## Aim of the task
Nothing after the line with "[conservativeLabels, baseCaseLabels, aggressiveLabels];" belongs in the copy; extract the lines below from the top through that line, pictures left out.

## Material provided
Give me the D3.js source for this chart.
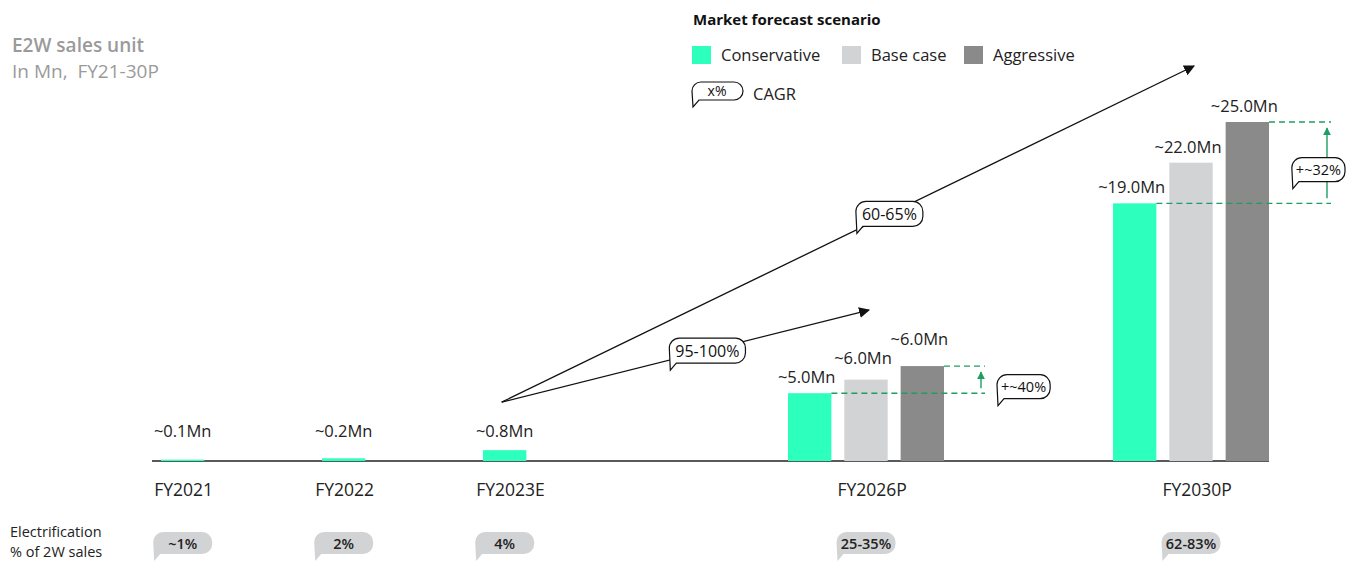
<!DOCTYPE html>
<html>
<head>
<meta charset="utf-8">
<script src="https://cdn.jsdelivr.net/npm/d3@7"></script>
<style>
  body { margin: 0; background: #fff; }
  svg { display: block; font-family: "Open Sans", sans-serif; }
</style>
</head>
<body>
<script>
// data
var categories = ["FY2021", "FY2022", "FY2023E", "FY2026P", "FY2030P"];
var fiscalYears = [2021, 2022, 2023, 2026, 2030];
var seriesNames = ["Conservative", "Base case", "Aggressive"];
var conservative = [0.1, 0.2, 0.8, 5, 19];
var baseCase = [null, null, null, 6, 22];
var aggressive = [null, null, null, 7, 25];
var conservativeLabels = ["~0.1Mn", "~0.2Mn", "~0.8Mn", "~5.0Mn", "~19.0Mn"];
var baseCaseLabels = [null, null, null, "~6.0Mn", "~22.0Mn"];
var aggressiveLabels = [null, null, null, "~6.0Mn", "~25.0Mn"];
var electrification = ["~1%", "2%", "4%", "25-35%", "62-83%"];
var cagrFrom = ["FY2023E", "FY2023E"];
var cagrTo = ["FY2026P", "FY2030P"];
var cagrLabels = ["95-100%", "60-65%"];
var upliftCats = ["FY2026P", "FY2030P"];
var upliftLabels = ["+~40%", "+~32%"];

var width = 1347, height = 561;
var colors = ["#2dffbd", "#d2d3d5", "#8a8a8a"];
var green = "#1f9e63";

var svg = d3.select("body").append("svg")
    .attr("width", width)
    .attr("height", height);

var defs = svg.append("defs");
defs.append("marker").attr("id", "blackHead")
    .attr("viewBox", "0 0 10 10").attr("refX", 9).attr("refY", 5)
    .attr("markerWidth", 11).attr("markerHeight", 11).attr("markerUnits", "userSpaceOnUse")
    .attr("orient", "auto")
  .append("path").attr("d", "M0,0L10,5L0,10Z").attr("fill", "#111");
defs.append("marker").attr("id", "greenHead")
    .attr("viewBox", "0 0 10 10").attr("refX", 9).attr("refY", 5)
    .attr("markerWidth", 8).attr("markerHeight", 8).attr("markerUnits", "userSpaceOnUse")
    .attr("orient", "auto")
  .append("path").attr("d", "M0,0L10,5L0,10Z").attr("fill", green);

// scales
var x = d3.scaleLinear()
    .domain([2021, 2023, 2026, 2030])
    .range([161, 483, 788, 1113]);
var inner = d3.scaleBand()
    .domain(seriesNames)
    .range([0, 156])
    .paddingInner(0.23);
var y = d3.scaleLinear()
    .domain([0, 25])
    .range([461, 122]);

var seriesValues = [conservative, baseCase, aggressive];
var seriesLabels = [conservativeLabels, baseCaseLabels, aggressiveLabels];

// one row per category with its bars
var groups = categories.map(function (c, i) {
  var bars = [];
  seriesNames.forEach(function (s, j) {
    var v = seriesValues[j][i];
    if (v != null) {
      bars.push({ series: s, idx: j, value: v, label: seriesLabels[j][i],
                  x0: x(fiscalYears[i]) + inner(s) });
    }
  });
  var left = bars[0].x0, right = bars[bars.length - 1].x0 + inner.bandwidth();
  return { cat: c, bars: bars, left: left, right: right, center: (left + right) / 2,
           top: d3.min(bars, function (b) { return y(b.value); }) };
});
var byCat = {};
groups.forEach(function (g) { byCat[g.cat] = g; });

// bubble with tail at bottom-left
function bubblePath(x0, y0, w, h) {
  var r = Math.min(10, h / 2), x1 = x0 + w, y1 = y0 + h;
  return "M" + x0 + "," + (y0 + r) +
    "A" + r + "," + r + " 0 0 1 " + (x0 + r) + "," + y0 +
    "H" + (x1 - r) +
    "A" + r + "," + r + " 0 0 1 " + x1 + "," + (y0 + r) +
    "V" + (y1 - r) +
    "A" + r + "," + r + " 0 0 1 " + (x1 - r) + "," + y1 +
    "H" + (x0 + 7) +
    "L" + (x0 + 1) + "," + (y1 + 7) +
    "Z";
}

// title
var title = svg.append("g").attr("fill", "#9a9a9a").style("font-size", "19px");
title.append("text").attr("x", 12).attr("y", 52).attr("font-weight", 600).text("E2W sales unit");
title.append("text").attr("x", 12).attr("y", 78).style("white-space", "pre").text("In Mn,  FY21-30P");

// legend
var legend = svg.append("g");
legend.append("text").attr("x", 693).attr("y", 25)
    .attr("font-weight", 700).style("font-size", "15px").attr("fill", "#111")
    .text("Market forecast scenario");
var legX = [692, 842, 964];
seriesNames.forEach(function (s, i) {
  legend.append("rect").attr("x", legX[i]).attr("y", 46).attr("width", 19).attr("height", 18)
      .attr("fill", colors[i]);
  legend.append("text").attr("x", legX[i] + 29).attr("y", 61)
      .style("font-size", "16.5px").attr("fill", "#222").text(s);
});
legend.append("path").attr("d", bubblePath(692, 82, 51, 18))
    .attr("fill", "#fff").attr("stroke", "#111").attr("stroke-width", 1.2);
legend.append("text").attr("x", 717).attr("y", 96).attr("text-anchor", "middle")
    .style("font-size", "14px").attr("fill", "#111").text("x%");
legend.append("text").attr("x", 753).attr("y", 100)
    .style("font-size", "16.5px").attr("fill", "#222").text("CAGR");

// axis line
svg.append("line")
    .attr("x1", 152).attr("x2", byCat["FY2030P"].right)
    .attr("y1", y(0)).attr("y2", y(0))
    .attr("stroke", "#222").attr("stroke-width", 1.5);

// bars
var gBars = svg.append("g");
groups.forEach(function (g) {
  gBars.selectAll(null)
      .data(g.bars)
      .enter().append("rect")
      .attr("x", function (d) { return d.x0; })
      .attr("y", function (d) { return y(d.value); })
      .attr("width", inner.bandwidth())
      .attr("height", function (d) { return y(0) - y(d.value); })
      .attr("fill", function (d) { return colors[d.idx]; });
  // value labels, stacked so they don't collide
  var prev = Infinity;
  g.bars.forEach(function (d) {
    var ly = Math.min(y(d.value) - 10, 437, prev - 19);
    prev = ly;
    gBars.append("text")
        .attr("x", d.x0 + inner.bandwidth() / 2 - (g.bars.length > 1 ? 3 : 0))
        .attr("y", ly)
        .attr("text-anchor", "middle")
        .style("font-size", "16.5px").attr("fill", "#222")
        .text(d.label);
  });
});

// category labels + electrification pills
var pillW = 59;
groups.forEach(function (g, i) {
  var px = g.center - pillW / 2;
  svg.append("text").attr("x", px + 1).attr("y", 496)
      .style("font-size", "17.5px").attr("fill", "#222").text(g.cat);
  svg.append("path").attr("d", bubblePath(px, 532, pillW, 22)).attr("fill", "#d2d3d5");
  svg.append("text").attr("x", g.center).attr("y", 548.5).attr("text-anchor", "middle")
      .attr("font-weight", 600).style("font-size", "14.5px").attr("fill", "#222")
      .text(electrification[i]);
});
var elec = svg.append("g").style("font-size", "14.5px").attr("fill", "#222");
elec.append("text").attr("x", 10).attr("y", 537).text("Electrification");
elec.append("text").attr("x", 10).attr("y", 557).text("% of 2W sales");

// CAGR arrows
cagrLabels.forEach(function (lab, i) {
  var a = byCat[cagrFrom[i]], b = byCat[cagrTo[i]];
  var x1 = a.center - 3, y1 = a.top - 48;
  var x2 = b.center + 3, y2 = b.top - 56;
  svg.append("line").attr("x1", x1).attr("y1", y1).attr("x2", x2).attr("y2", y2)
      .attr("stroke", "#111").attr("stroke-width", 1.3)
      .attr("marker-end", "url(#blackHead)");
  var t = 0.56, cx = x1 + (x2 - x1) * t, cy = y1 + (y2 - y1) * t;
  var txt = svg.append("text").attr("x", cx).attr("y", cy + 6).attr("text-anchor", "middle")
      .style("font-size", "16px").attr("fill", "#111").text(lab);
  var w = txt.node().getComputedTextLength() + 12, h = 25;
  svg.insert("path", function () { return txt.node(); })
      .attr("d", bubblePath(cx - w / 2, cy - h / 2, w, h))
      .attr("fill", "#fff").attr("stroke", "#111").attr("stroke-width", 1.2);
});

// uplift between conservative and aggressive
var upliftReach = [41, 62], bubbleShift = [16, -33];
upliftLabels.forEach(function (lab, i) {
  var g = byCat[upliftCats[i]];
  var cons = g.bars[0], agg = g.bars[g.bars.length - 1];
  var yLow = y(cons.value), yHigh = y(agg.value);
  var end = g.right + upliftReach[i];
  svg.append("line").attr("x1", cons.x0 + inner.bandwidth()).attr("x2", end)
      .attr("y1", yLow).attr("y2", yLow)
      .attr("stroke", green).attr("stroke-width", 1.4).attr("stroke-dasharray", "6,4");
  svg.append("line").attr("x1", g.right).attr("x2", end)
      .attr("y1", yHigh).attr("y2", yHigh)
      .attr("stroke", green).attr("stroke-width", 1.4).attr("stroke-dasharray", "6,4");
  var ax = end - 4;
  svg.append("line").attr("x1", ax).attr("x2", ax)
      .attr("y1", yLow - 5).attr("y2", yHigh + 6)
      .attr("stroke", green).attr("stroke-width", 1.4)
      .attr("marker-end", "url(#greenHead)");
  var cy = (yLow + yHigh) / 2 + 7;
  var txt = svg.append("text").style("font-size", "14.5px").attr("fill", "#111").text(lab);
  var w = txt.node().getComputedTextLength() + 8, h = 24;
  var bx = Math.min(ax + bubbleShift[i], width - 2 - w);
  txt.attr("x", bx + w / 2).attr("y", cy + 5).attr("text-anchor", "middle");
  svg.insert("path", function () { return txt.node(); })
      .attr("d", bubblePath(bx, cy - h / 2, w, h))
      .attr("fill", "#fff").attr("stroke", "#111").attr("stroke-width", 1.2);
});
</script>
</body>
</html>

## Right answer
Give me the D3.js source for this chart.
<!DOCTYPE html>
<html>
<head>
<meta charset="utf-8">
<script src="https://cdn.jsdelivr.net/npm/d3@7"></script>
<style>
  body { margin: 0; background: #fff; }
  svg { display: block; font-family: "Open Sans", sans-serif; }
</style>
</head>
<body>
<script>
// data
var categories = ["FY2021", "FY2022", "FY2023E", "FY2026P", "FY2030P"];
var fiscalYears = [2021, 2022, 2023, 2026, 2030];
var seriesNames = ["Conservative", "Base case", "Aggressive"];
var conservative = [0.1, 0.2, 0.8, 5, 19];
var baseCase = [null, null, null, 6, 22];
var aggressive = [null, null, null, 7, 25];
var conservativeLabels = ["~0.1Mn", "~0.2Mn", "~0.8Mn", "~5.0Mn", "~19.0Mn"];
var baseCaseLabels = [null, null, null, "~6.0Mn", "~22.0Mn"];
var aggressiveLabels = [null, null, null, "~6.0Mn", "~25.0Mn"];
var electrification = ["~1%", "2%", "4%", "25-35%", "62-83%"];
var cagrFrom = ["FY2023E", "FY2023E"];
var cagrTo = ["FY2026P", "FY2030P"];
var cagrLabels = ["95-100%", "60-65%"];
var upliftCats = ["FY2026P", "FY2030P"];
var upliftLabels = ["+~40%", "+~32%"];

var width = 1347, height = 561;
var colors = ["#2dffbd", "#d2d3d5", "#8a8a8a"];
var green = "#1f9e63";

var svg = d3.select("body").append("svg")
    .attr("width", width)
    .attr("height", height);

var defs = svg.append("defs");
defs.append("marker").attr("id", "blackHead")
    .attr("viewBox", "0 0 10 10").attr("refX", 9).attr("refY", 5)
    .attr("markerWidth", 11).attr("markerHeight", 11).attr("markerUnits", "userSpaceOnUse")
    .attr("orient", "auto")
  .append("path").attr("d", "M0,0L10,5L0,10Z").attr("fill", "#111");
defs.append("marker").attr("id", "greenHead")
    .attr("viewBox", "0 0 10 10").attr("refX", 9).attr("refY", 5)
    .attr("markerWidth", 8).attr("markerHeight", 8).attr("markerUnits", "userSpaceOnUse")
    .attr("orient", "auto")
  .append("path").attr("d", "M0,0L10,5L0,10Z").attr("fill", green);

// scales
var x = d3.scaleLinear()
    .domain([2021, 2023, 2026, 2030])
    .range([161, 483, 788, 1113]);
var inner = d3.scaleBand()
    .domain(seriesNames)
    .range([0, 156])
    .paddingInner(0.23);
var y = d3.scaleLinear()
    .domain([0, 25])
    .range([461, 122]);

var seriesValues = [conservative, baseCase, aggressive];
var seriesLabels = [conservativeLabels, baseCaseLabels, aggressiveLabels];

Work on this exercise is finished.